Alice Morrison, holding the ball, with her fellow Army nurses in the South Pacific.
It's how Morrison described her situation in an interview with the Times as well.
"The Army has an expression: Hurry up and wait. You're either waiting or your in the thick of it," she said. "We knew we were waiting for something really big to happen."
Morrison went into her adventure knowing she would facing danger.
Having grown up on a farm in Indiana, she knew she wanted to experience new things. She went to nursing school and, as soon as she was done, knew what she wanted to do.
"I joined the Army, again knowing the army had its plusses and minuses," Morrison said. The plusses were that she would see the world, meet new people and experience different cultures. "The minuses were what might happen to me," she said.
But she went into the Army because it provided her the opportunities she craved.

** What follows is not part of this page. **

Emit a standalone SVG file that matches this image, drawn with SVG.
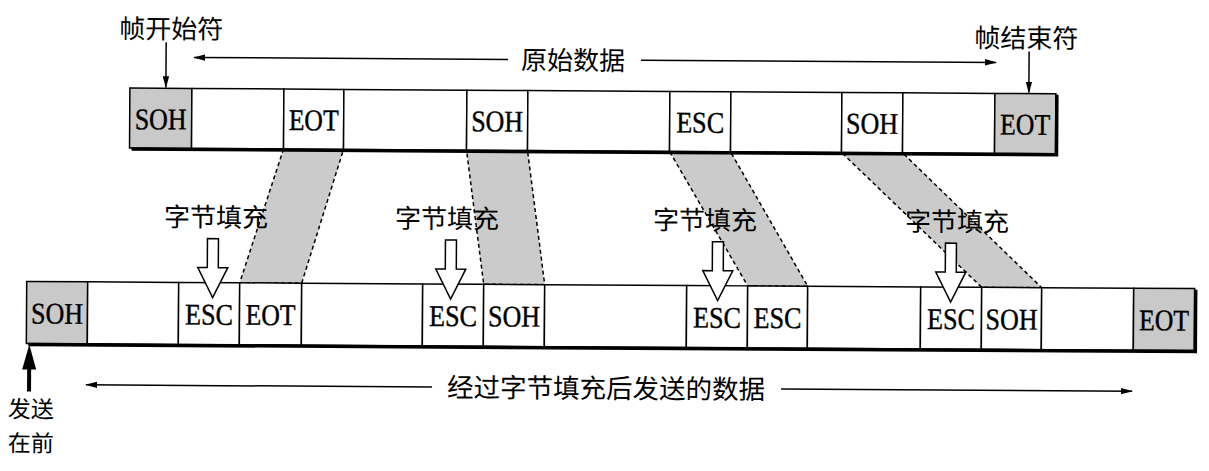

Her desire to take advantage of life's opportunities fed her extensive community involvement following her return to the United States.

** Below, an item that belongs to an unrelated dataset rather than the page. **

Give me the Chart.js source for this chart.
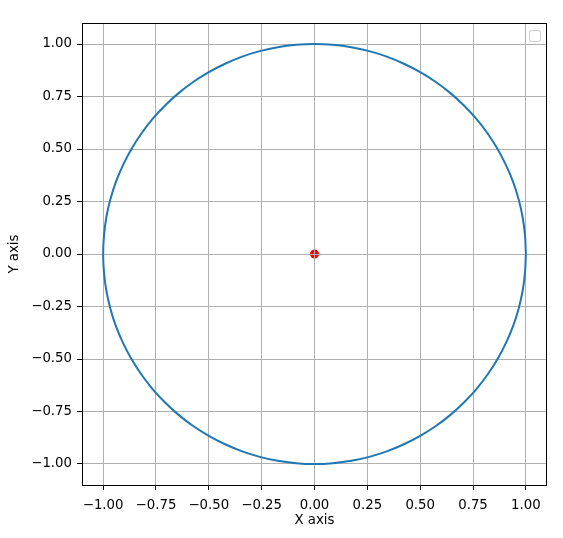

The nomination form for the "Outstanding Women Veteran Award" also asked the nominator to describe how the nominee has worked "toward the enhancement of the lives of female veterans through community service and participation in veterans organizations." Salaun had plenty to write about Morrison.
Morrison's work has been mostly in the political arena, and largely on behalf of women. She has been - among other things - the president of the Women's Republican Club of Needham, a delegate to the Republican National Convention in Kansas City in 1976, a press representative for the Republican National Convention in Detroit in 1980, chairwoman of a pre-inaugural ball honoring Vice President-elect George Bush in 1980, and president of the Massachusetts Federation of Republican Women. In 1995, she was appointed by the Needham Police Department to be a member of the Human Rights Committee of Needham.
She also helped resident Anna Meissner coordinate a Support our Troops event in March 2002.
"Once I met her, she was a wealth of knowledge. She just knew everybody. She was like my mother," Meissner said.
Morrison treasures her vast experiences.
"I couldn't imagine anything that I did that would have afforded me that opportunity," Morrison said, describing the influential people she has been able to meet through her community service.
Rep. Lida Harkins and Sen. Scott Brown, who will be presenting the award to Morrison, praised her extensive community work.
"The point is, she's continued to serve since World War II in the community," Harkins said.
Brown, who was also a friend of her recently deceased husband said, "I can't think of anyone more deserving of this award than Alice. She is a true patriot, an outstanding civic minded citizen and a dear friend."

Morrison said she is pleased to get the award.
When she was told about it, she said, "My reaction was, I'd never heard of this, so I was surprised. It's always nice to get an award, and it's especially nice to get an award for being a veteran."
Morrison knows that women veterans haven't always gotten the recognition they are increasingly getting.
When she and Ronald first moved to Needham right after the war, Ronald joined the local veterans organization but she didn't get as involved. "It was definitely a man's organization," she said.
Lee, another World War II Army nurse from Needham, said she had a similar experience with the veterans organization in Dedham, which her husband joined after the war.
"I would've joined, but they didn't have women there," Lee said. "They didn't encourage me to join."
In the 1970s, she received a much friendlier reception in veterans circles in Needham. She's still involved, but still often finds that she is the only woman at many events.
Houghton, however, said she has never encountered any discrimination in veteran's circles.
She said, "I never had a problem with that."